Hosni Radwan

The artist:
In his tenth solo exhibit and the second at the Khalil Sakakini Cultural Centre, the artist Hosni Radwan manages to create yet another outstanding success in his art works. He manages to transcend the reality of the color red, through the use of water colors and acrylic paints on canvas, by creating a new and dominant existence, “a presence of places”, in lashes and a background of scarlet. ."

The exhibit:

“In the course of acknowledging, confronting and therefore expressing the world in a more exposing manner, refusing and releasing it out of the scope of the self that has been tortured with the pains of exile since childhood, it is not enough for that self to observe the world, which rotates around its contradictions and is encircled in suffering and pain, or to grow in a world not your own, distinct in its own mosaics and formations. Here in Baghdad, the years of the sixties will be portrayed in the small pathways, winding allies and its high edifices, those of the Baghdadi houses that were set in a way which could enable its inhabitants to face the midsummer and the madness of the songs that behold the moans of pain from those who are ill, being enchanted by the infinite beauty of the scene. This scene, which is made up of the harmonious merges of shadow, light and earthly colors, represented the shadow of the desert that resides near that city. And I was the eyewitness of such beauty and this led me to expose the secret of the wound that was formed in the shadows of the humid bending walls in Taht Al-Tikkiyeh Quarter, in the middle of Baghdad. That world, with all its minute details, was simple and beautiful; it managed to ease thinking of an obscure future.”

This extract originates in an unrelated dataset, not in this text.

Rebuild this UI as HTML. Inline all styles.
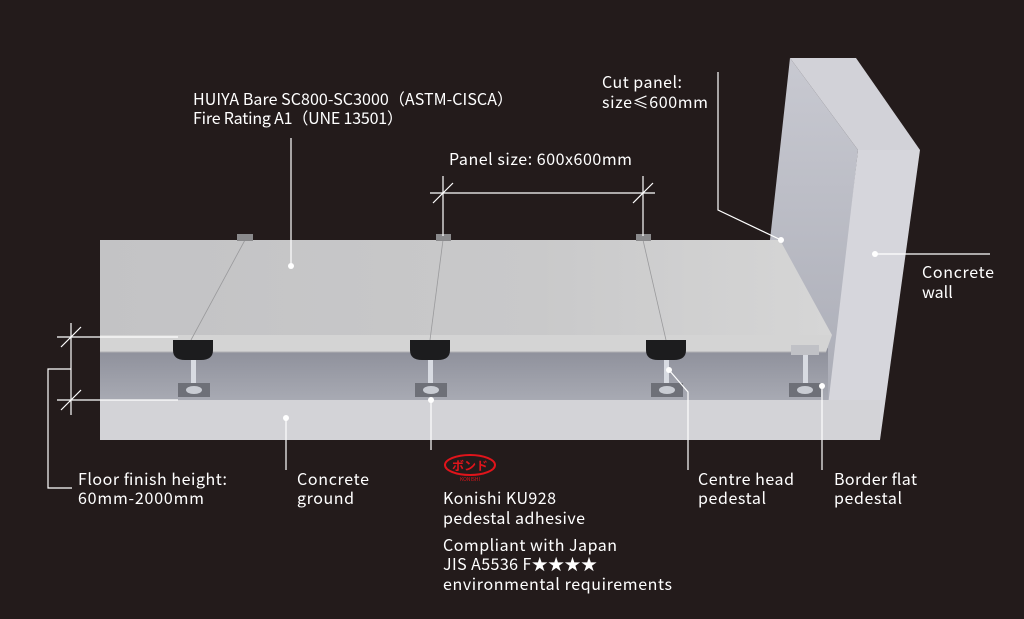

“The elementary school, the waters penetrating the small paths like a palpitating vein spreading in the curves of the city, the yellow light gleaming from the cracks of the surfaces and a sun that chars the tinplates that cover the rooftops of the houses and colors the walls and, maybe those pictures formed a guide towards drawing, being the only outlet that would separate between the feeling of estrangement and a global creation of the self.”